How does the shear diagram change for a beam with an internal hinge? An internal hinge introduces a point where the bending moment is zero. The shear diagram will typically have a discontinuity at the hinge location, reflecting the change in moment distribution.
Can the shear force be negative? Yes, the shear force can be negative. The sign depends on the chosen sign convention and the direction of the resultant vertical force to the left (or right) of the section.
What are the units of shear force? Shear force is measured in units of force, such as Newtons (N) or pounds (lbs).
Why is understanding shear diagrams important for structural engineers? Understanding shear diagrams is crucial for structural engineers because they provide a visual representation of the internal shear forces within a beam. This information is essential for designing beams that can withstand these forces and prevent shear failure. Engineers use shear diagrams to determine the maximum shear force, identify critical locations, and select appropriate materials and dimensions for the beam.

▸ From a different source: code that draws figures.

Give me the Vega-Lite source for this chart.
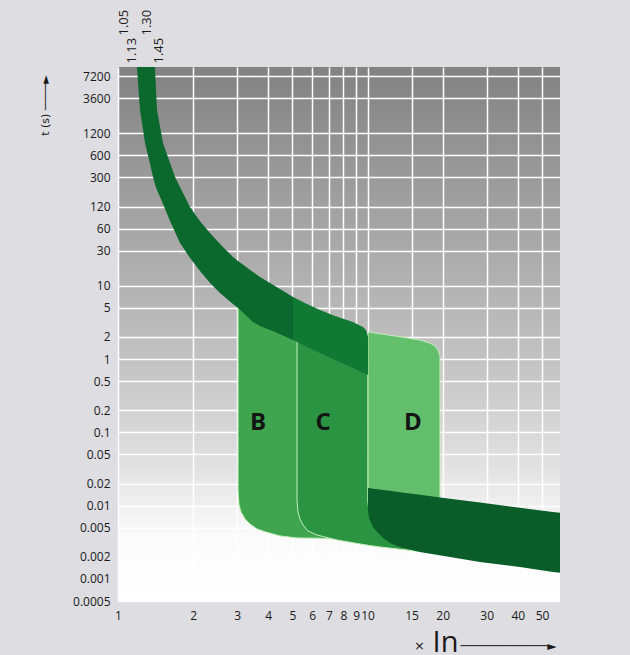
{
  "$schema": "https://vega.github.io/schema/vega-lite/v6.json",
  "width": 442,
  "height": 534,
  "autosize": "none",
  "padding": {"left": 118, "top": 67, "right": 70, "bottom": 54},
  "background": "#dedde1",
  "config": {
    "view": {
      "stroke": null,
      "fill": {
        "gradient": "linear", "x1": 0, "y1": 0, "x2": 0, "y2": 1,
        "stops": [
          {"offset": 0, "color": "#828282"},
          {"offset": 0.3, "color": "#a5a5a5"},
          {"offset": 0.55, "color": "#c3c3c3"},
          {"offset": 0.75, "color": "#e2e2e2"},
          {"offset": 0.88, "color": "#fbfbfb"},
          {"offset": 1, "color": "#ffffff"}
        ]
      }
    },
    "axis": {
      "labelFont": "Open Sans", "labelFontSize": 12, "labelColor": "#1a1a1a",
      "titleColor": "#1a1a1a", "ticks": false, "domain": false,
      "labelOverlap": false, "labelFlush": false, "titleFontWeight": "normal"
    }
  },
  "data": {
    "values": [
      {"s": "B", "x": 3.026, "hi": 10, "lo": 0.0163},
      {"s": "B", "x": 3.054, "hi": 10, "lo": 0.0102},
      {"s": "B", "x": 3.111, "hi": 9, "lo": 0.0082},
      {"s": "B", "x": 3.228, "hi": 8, "lo": 0.00658},
      {"s": "B", "x": 3.38, "hi": 7, "lo": 0.00561},
      {"s": "B", "x": 3.605, "hi": 6, "lo": 0.0048},
      {"s": "B", "x": 3.88, "hi": 5.5, "lo": 0.0044},
      {"s": "B", "x": 4.457, "hi": 4.5, "lo": 0.00386},
      {"s": "B", "x": 5.214, "hi": 3.6, "lo": 0.00362},
      {"s": "B", "x": 6.27, "hi": 2.6, "lo": 0.0036},
      {"s": "B", "x": 7.2, "hi": 2.0, "lo": 0.00352},

      {"s": "C", "x": 5.214, "hi": 3.4, "lo": 0.01194},
      {"s": "C", "x": 5.263, "hi": 3.4, "lo": 0.0082},
      {"s": "C", "x": 5.36, "hi": 3.3, "lo": 0.00658},
      {"s": "C", "x": 5.511, "hi": 3.2, "lo": 0.00545},
      {"s": "C", "x": 5.771, "hi": 3.0, "lo": 0.00451},
      {"s": "C", "x": 6.27, "hi": 2.6, "lo": 0.00397},
      {"s": "C", "x": 7.54, "hi": 2.0, "lo": 0.0034},
      {"s": "C", "x": 9.32, "hi": 1.5, "lo": 0.003},
      {"s": "C", "x": 10.04, "hi": 1.2, "lo": 0.00288},
      {"s": "C", "x": 10.05, "hi": 0.01, "lo": 0.00287},
      {"s": "C", "x": 11.21, "hi": 0.01, "lo": 0.00273},
      {"s": "C", "x": 14.38, "hi": 0.01, "lo": 0.00248},
      {"s": "C", "x": 17.78, "hi": 0.01, "lo": 0.00226},

      {"s": "D", "x": 10.04, "hi": 2.34, "lo": 0.011},
      {"s": "D", "x": 12.88, "hi": 2.06, "lo": 0.011},
      {"s": "D", "x": 16.21, "hi": 1.82, "lo": 0.011},
      {"s": "D", "x": 17.78, "hi": 1.65, "lo": 0.011},
      {"s": "D", "x": 18.62, "hi": 1.51, "lo": 0.011},
      {"s": "D", "x": 19.15, "hi": 1.33, "lo": 0.011},
      {"s": "D", "x": 19.5, "hi": 1.1, "lo": 0.011},

      {"s": "L", "x": 10.04, "hi": 0.0174, "lo": 0.00872},
      {"s": "L", "x": 10.13, "hi": 0.0174, "lo": 0.00678},
      {"s": "L", "x": 10.51, "hi": 0.017, "lo": 0.00511},
      {"s": "L", "x": 11.01, "hi": 0.0167, "lo": 0.00424},
      {"s": "L", "x": 11.53, "hi": 0.0163, "lo": 0.00362},
      {"s": "L", "x": 12.3, "hi": 0.0159, "lo": 0.00309},
      {"s": "L", "x": 13.49, "hi": 0.0152, "lo": 0.00273},
      {"s": "L", "x": 16.21, "hi": 0.0141, "lo": 0.00233},
      {"s": "L", "x": 21.38, "hi": 0.01245, "lo": 0.00199},
      {"s": "L", "x": 28.2, "hi": 0.011, "lo": 0.0017},
      {"s": "L", "x": 40.8, "hi": 0.00933, "lo": 0.00146},
      {"s": "L", "x": 55.3, "hi": 0.00817, "lo": 0.00124},
      {"s": "L", "x": 59.0, "hi": 0.008, "lo": 0.00121},

      {"s": "U1", "x": 1.191, "hi": 100000, "lo": 9640},
      {"s": "U1", "x": 1.225, "hi": 100000, "lo": 2496},
      {"s": "U1", "x": 1.283, "hi": 100000, "lo": 885},
      {"s": "U1", "x": 1.344, "hi": 100000, "lo": 458},
      {"s": "U1", "x": 1.381, "hi": 100000, "lo": 305},
      {"s": "U1", "x": 1.406, "hi": 9640, "lo": 244},
      {"s": "U1", "x": 1.433, "hi": 2496, "lo": 202},
      {"s": "U1", "x": 1.515, "hi": 885, "lo": 130},
      {"s": "U1", "x": 1.616, "hi": 472, "lo": 76.4},
      {"s": "U1", "x": 1.692, "hi": 305, "lo": 54.1},
      {"s": "U1", "x": 1.772, "hi": 222, "lo": 38.3},
      {"s": "U1", "x": 1.943, "hi": 119, "lo": 23.9},
      {"s": "U1", "x": 2.131, "hi": 76, "lo": 15.9},
      {"s": "U1", "x": 2.337, "hi": 52.4, "lo": 10.9},
      {"s": "U1", "x": 2.563, "hi": 37.1, "lo": 7.96},
      {"s": "U1", "x": 2.888, "hi": 24.7, "lo": 5.64},
      {"s": "U1", "x": 3.026, "hi": 21.7, "lo": 4.97},
      {"s": "U1", "x": 3.474, "hi": 15.4, "lo": 3.2},
      {"s": "U1", "x": 3.707, "hi": 13.2, "lo": 2.82},
      {"s": "U1", "x": 4.256, "hi": 9.9, "lo": 2.34},
      {"s": "U1", "x": 5.025, "hi": 7.02, "lo": 1.82},

      {"s": "U2", "x": 5.025, "hi": 7.02, "lo": 1.82},
      {"s": "U2", "x": 5.718, "hi": 5.64, "lo": 1.46},
      {"s": "U2", "x": 6.446, "hi": 4.67, "lo": 1.21},
      {"s": "U2", "x": 7.403, "hi": 3.86, "lo": 0.97},
      {"s": "U2", "x": 8.74, "hi": 3.2, "lo": 0.755},
      {"s": "U2", "x": 9.585, "hi": 2.74, "lo": 0.646},
      {"s": "U2", "x": 9.854, "hi": 2.49, "lo": 0.63},
      {"s": "U2", "x": 10.04, "hi": 2.0, "lo": 0.605},

      {"s": "T", "x": 3.64, "hi": 0.134, "txt": "B"},
      {"s": "T", "x": 6.63, "hi": 0.134, "txt": "C"},
      {"s": "T", "x": 15.2, "hi": 0.134, "txt": "D"}
    ]
  },
  "encoding": {
    "y": {"field": "hi", "type": "quantitative",
      "scale": {"type": "log", "domain": [0.0005, 9640], "nice": false},
      "axis": {"values": [0.0005, 0.001, 0.002, 0.005, 0.01, 0.02, 0.05, 0.1, 0.2, 0.5, 1, 2, 5, 10, 30, 60, 120, 300, 600, 1200, 3600, 7200],
        "labelExpr": "'' + datum.value", "labelPadding": 8, "grid": true,
        "gridColor": "#ffffff", "gridWidth": 1.5,
        "title": "t (s)  ────►", "titleFont": "DejaVu Sans", "titleFontSize": 11,
        "titleAngle": 270, "titleX": -73, "titleY": 38, "titleAlign": "center", "titleBaseline": "middle"}}
  },
  "layer": [
    {
      "transform": [{"filter": "datum.s === 'B'"}],
      "mark": {"type": "area", "color": "#3fa64f", "clip": true, "stroke": "#c6eebe", "strokeWidth": 1},
      "encoding": {
        "x": {"field": "x", "type": "quantitative",
          "scale": {"type": "log", "domain": [1, 59], "nice": false},
          "axis": {"orient": "bottom", "values": [1, 2, 3, 4, 5, 6, 7, 8, 9, 10, 15, 20, 30, 40, 50],
            "labelExpr": "'' + datum.value", "labelPadding": 9, "grid": true,
            "gridColor": "#ffffff", "gridWidth": 1.5,
            "title": "In", "titleFont": "Open Sans", "titleFontSize": 29,
            "titleX": 327, "titleY": 50, "titleAlign": "center", "titleBaseline": "alphabetic"}},
        "y2": {"field": "lo"}
      }
    },
    {
      "transform": [{"filter": "datum.s === 'C'"}],
      "mark": {"type": "area", "color": "#2b9443", "clip": true, "stroke": "#c6eebe", "strokeWidth": 1},
      "encoding": {
        "x": {"field": "x", "type": "quantitative",
          "scale": {"type": "log", "domain": [1, 59], "nice": false},
          "axis": {"orient": "top", "values": [1.05, 1.3], "format": ".2f",
            "labelAngle": 270, "labelAlign": "left", "labelBaseline": "middle",
            "labelFontSize": 13, "labelPadding": 4, "offset": 28, "grid": false, "title": null}},
        "y2": {"field": "lo"}
      }
    },
    {
      "transform": [{"filter": "datum.s === 'D'"}],
      "mark": {"type": "area", "color": "#63bf6c", "clip": true, "stroke": "#c6eebe", "strokeWidth": 1},
      "encoding": {
        "x": {"field": "x", "type": "quantitative",
          "scale": {"type": "log", "domain": [1, 59], "nice": false},
          "axis": {"orient": "bottom", "labels": false, "grid": false,
            "title": "×", "titleFont": "DejaVu Sans", "titleFontSize": 13,
            "titleX": 301, "titleY": 44, "titleAlign": "center", "titleBaseline": "middle"}},
        "y2": {"field": "lo"}
      }
    },
    {
      "transform": [{"filter": "datum.s === 'L'"}],
      "mark": {"type": "area", "color": "#0a5c28", "clip": true},
      "encoding": {
        "x": {"field": "x", "type": "quantitative",
          "scale": {"type": "log", "domain": [1, 59], "nice": false},
          "axis": {"orient": "bottom", "labels": false, "grid": false,
            "title": "────────────►", "titleFont": "DejaVu Sans", "titleFontSize": 12,
            "titleX": 342, "titleY": 44, "titleAlign": "left", "titleBaseline": "middle"}},
        "y2": {"field": "lo"}
      }
    },
    {
      "transform": [{"filter": "datum.s === 'U1'"}],
      "mark": {"type": "area", "color": "#0b692d", "clip": true},
      "encoding": {
        "x": {"field": "x", "type": "quantitative",
          "scale": {"type": "log", "domain": [1, 59], "nice": false}, "axis": null},
        "y2": {"field": "lo"}
      }
    },
    {
      "transform": [{"filter": "datum.s === 'U2'"}],
      "mark": {"type": "area", "color": "#107a35", "clip": true},
      "encoding": {
        "x": {"field": "x", "type": "quantitative",
          "scale": {"type": "log", "domain": [1, 59], "nice": false}, "axis": null},
        "y2": {"field": "lo"}
      }
    },
    {
      "transform": [{"filter": "datum.s === 'T'"}],
      "mark": {"type": "text", "font": "Open Sans", "fontSize": 24, "fontWeight": "bold", "color": "#141414"},
      "encoding": {
        "x": {"field": "x", "type": "quantitative",
          "scale": {"type": "log", "domain": [1, 59], "nice": false},
          "axis": {"orient": "top", "values": [1.13, 1.45], "format": ".2f",
            "labelAngle": 270, "labelAlign": "left", "labelBaseline": "middle",
            "labelFontSize": 13, "labelPadding": 4, "grid": false, "title": null}},
        "text": {"field": "txt"}
      }
    }
  ],
  "resolve": {"axis": {"x": "independent"}}
}
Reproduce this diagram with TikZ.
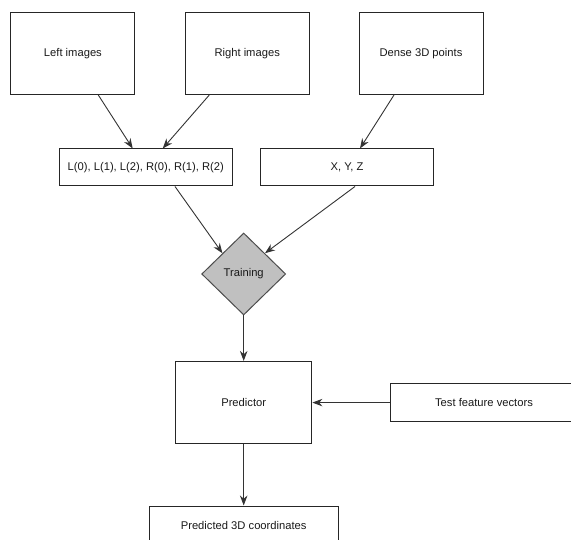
\documentclass[tikz,border=0pt]{standalone}
\usepackage{fontspec}
\setmainfont{Liberation Sans}
\usetikzlibrary{shapes.geometric, arrows.meta}
\definecolor{linegray}{HTML}{333333}
\definecolor{traingray}{HTML}{C0C0C0}
\tikzset{
>={Stealth[length=10pt,width=7.5pt]},
  stagebox/.style={
    rectangle,
    draw=black!85, line width=1pt,
    text=black!90,
    inner sep=0pt,
    font=\fontsize{11.2}{13}\selectfont},
  srcbox/.style={stagebox, minimum width=124pt, minimum height=82pt},
  vecbox/.style={stagebox, minimum width=173pt, minimum height=37pt},
  trainbox/.style={
    diamond,
    draw=black!70, line width=1pt,
    fill=traingray,
    text=black!90,
    inner sep=0pt,
    minimum width=84pt, minimum height=82pt,
    font=\fontsize{11.2}{13}\selectfont},
  line/.style={draw=linegray, line width=0.9pt, ->},
}
\begin{document}
\begin{tikzpicture}[x=1pt,y=-1pt]
\useasboundingbox (0,0) rectangle (571,540);
\clip (0,0) rectangle (571,540);
\foreach \name/\xpos/\txt in {left/72.9/Left images, right/247.2/Right images, dense/421/Dense 3D points}{
  \node[srcbox] (\name) at (\xpos,53.5) {\txt};
}
\node[vecbox] (feat) at (145.8,167.5) {L(0), L(1), L(2), R(0), R(1), R(2)};
\node[vecbox] (xyz) at (347,167.5) {X, Y, Z};
\node[trainbox] (train) at (243.7,274) {Training};
\node[stagebox, minimum width=136.4pt, minimum height=82.3pt] (pred) at (243.7,402.6) {Predictor};
\node[stagebox, minimum width=188pt, minimum height=37.7pt] (test) at (484,402.6) {Test feature vectors};
\node[stagebox, minimum width=189.4pt, minimum height=38pt] (out) at (243.7,525) {Predicted 3D coordinates};
\draw[line] ([xshift=25.4pt]left.south) -- ([xshift=-13.1pt]feat.north);
\draw[line] ([xshift=-37.9pt]right.south) -- ([xshift=16.9pt]feat.north);
\draw[line] ([xshift=-27pt]dense.south) -- ([xshift=13pt]xyz.north);
\draw[line] ([xshift=29.2pt]feat.south) -- (train.north west);
\draw[line] ([xshift=8pt]xyz.south) -- (train.north east);
\draw[line] (train.south) -- (pred.north);
\draw[line] (test.west) -- (pred.east);
\draw[line] (pred.south) -- (out.north);
\end{tikzpicture}
\end{document}
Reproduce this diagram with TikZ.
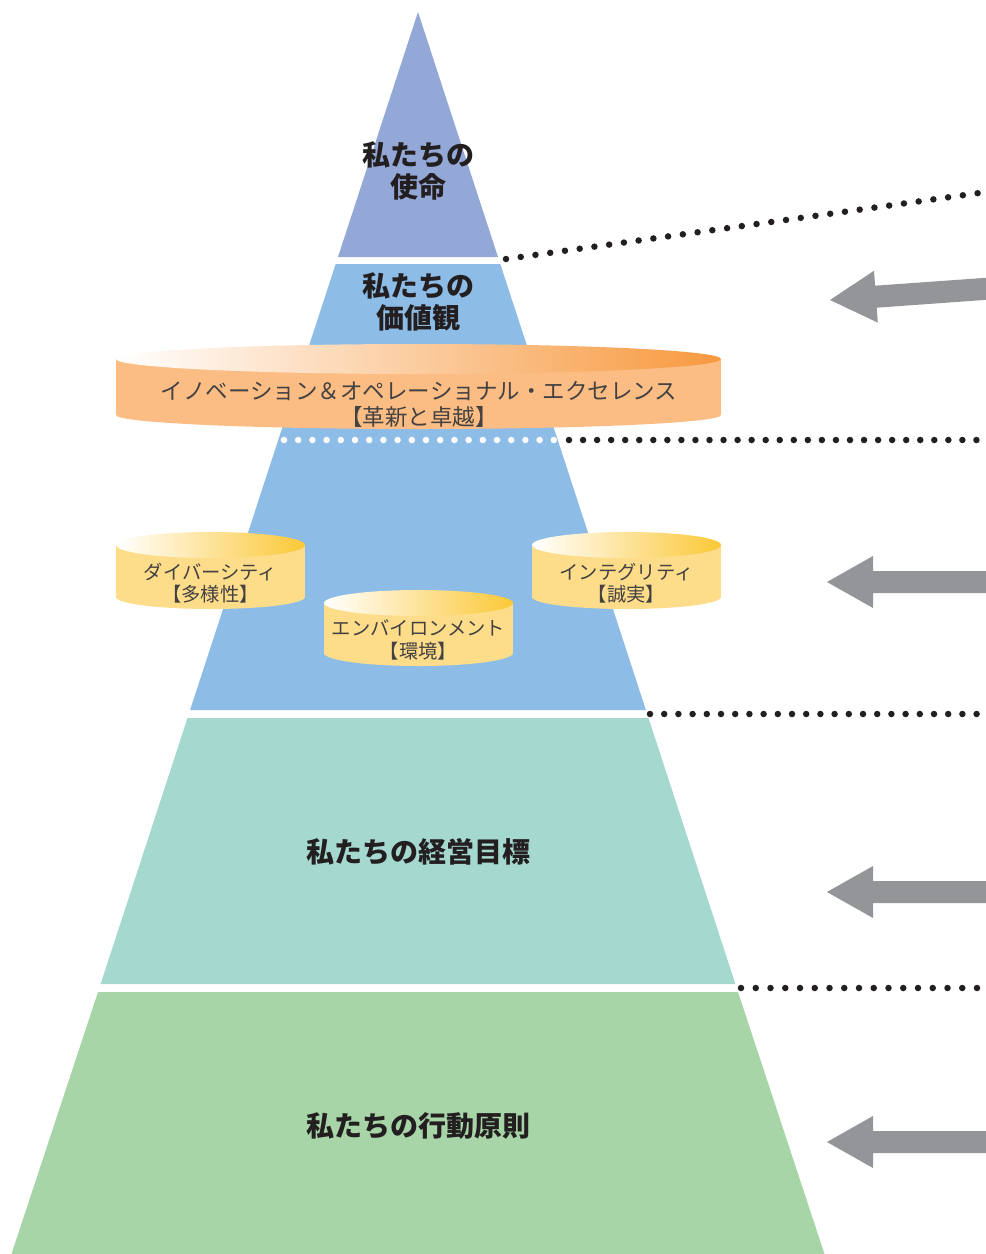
\documentclass[tikz,border=0pt]{standalone}
\usepackage{fontspec}
\newfontfamily\jp{Noto Sans CJK JP}
\definecolor{bandA}{HTML}{93A8D6}
\definecolor{bandB}{HTML}{8DBDE6}
\definecolor{bandC}{HTML}{A5D9D0}
\definecolor{bandD}{HTML}{A8D5A8}
\definecolor{ringbody}{HTML}{FBBD84}
\definecolor{ringtop}{HTML}{F7993F}
\definecolor{cylbody}{HTML}{FDDC8A}
\definecolor{cyltop}{HTML}{FBC837}
\definecolor{arrowgray}{HTML}{939598}
\definecolor{ink}{HTML}{231F20}
\tikzset{
  title/.style={font=\jp\bfseries\fontsize{28}{32}\selectfont, text=ink, align=center, inner sep=0pt},
  ringtext/.style={font=\jp\fontsize{22.5}{26}\selectfont, text=ink!85, align=center, inner sep=0pt},
  cyltext/.style={font=\jp\fontsize{19.3}{22.5}\selectfont, text=ink!85, align=center, inner sep=0pt},
  dotline/.style={line width=6.5pt, line cap=round, dash pattern=on 0pt off #1},
  bigarrow/.style={fill=arrowgray, draw=none}
}
\begin{document}
\begin{tikzpicture}[x=1pt,y=-1pt]
\useasboundingbox (0,0) rectangle (986,1254);
\fill[white] (0,0) rectangle (986,1254);
% pyramid bands
\fill[bandA] (418,12) -- (498,257) -- (338,257) -- cycle;
\fill[bandB] (335.7,264) -- (500.3,264) -- (645.9,710) -- (190.1,710) -- cycle;
\fill[bandC] (187.5,718) -- (648.5,718) -- (735.4,984) -- (100.6,984) -- cycle;
\fill[bandD] (98,992) -- (738,992) -- (824.5,1254) -- (11.5,1254) -- cycle;
% titles
\node[title] (mission) at (418,171) {私たちの\\使命};
\node[title] (values) at (418,302) {私たちの\\価値観};
\node[title] (goals) at (418,852) {私たちの経営目標};
\node[title] (principles) at (418,1126) {私たちの行動原則};
% orange ring
\fill[ringbody] (116,359) rectangle (721,415);
\fill[ringbody] (418.5,415) ellipse (302.5 and 14);
\shade[left color=white, right color=ringtop] (418.5,359) ellipse (302.5 and 15);
\node[ringtext] (ring) at (419,404) {イノベーション＆オペレーショナル・エクセレンス\\【革新と卓越】};
% small cylinders
\fill[cylbody] (116,545) rectangle (305,597);
\fill[cylbody] (210.5,597) ellipse (94.5 and 12);
\shade[left color=white, right color=cyltop] (210.5,545) ellipse (94.5 and 13);
\node[cyltext] (diversity) at (210.5,583) {ダイバーシティ\\【多様性】};
\fill[cylbody] (532,545) rectangle (721,597);
\fill[cylbody] (626.5,597) ellipse (94.5 and 12);
\shade[left color=white, right color=cyltop] (626.5,545) ellipse (94.5 and 13);
\node[cyltext] (integrity) at (626.5,583) {インテグリティ\\【誠実】};
\fill[cylbody] (324,603) rectangle (513,653);
\fill[cylbody] (418.5,653) ellipse (94.5 and 13);
\shade[left color=white, right color=cyltop] (418.5,603) ellipse (94.5 and 13);
\node[cyltext] (environment) at (418.5,640) {エンバイロンメント\\【環境】};
% dotted lines
\coordinate (d1s) at (506,259);
\coordinate (d1e) at (979,193);
\coordinate (d2w) at (284,440);
\coordinate (d2m) at (555,440);
\coordinate (d2s) at (569,440);
\coordinate (d2e) at (978,440);
\coordinate (d3s) at (650,714);
\coordinate (d3e) at (978,714);
\coordinate (d4s) at (741,988);
\coordinate (d4e) at (978,988);
\draw[dotline=14.88pt, ink] (d1s) -- (d1e);
\draw[dotline=14.2pt, white] (d2w) -- (d2m);
\draw[dotline=14.05pt, ink] (d2s) -- (d2e);
\draw[dotline=14.2pt, ink] (d3s) -- (d3e);
\draw[dotline=14.75pt, ink] (d4s) -- (d4e);
% arrows
\fill[bigarrow] (830,300) -- (874.0,270.8) -- (875.1,285.7) -- (990,277.5) -- (991,299.5) -- (876.7,307.7) -- (877.8,322.6) -- cycle;
\fill[bigarrow] (827,582) -- (873,556) -- (873,571) -- (990,571) -- (990,593) -- (873,593) -- (873,608) -- cycle;
\fill[bigarrow] (827,892) -- (873,866) -- (873,881) -- (990,881) -- (990,903) -- (873,903) -- (873,918) -- cycle;
\fill[bigarrow] (827,1142) -- (873,1116) -- (873,1131) -- (990,1131) -- (990,1153) -- (873,1153) -- (873,1168) -- cycle;
\end{tikzpicture}
\end{document}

How do I handle inclined loads when drawing shear diagrams? When dealing with inclined loads, you must first resolve the inclined load into its vertical and horizontal components. Only the vertical component contributes to the shear force. The horizontal component contributes to axial forces within the beam (which are typically analyzed separately).

Conclusion

Drawing shear diagrams is a fundamental skill in structural mechanics and structural engineering. By following the step-by-step guide outlined in this article and practicing with various examples, you can develop a strong understanding of how to analyze internal shear forces in beams. This knowledge is essential for ensuring the safety and stability of structures. Remember to pay close attention to sign conventions, support reactions, and the relationship between shear force and bending moment. With practice, you'll be able to confidently draw shear diagrams for even the most complex beam loading scenarios. Understanding these diagrams is a stepping stone to more advanced topics in structural analysis and design.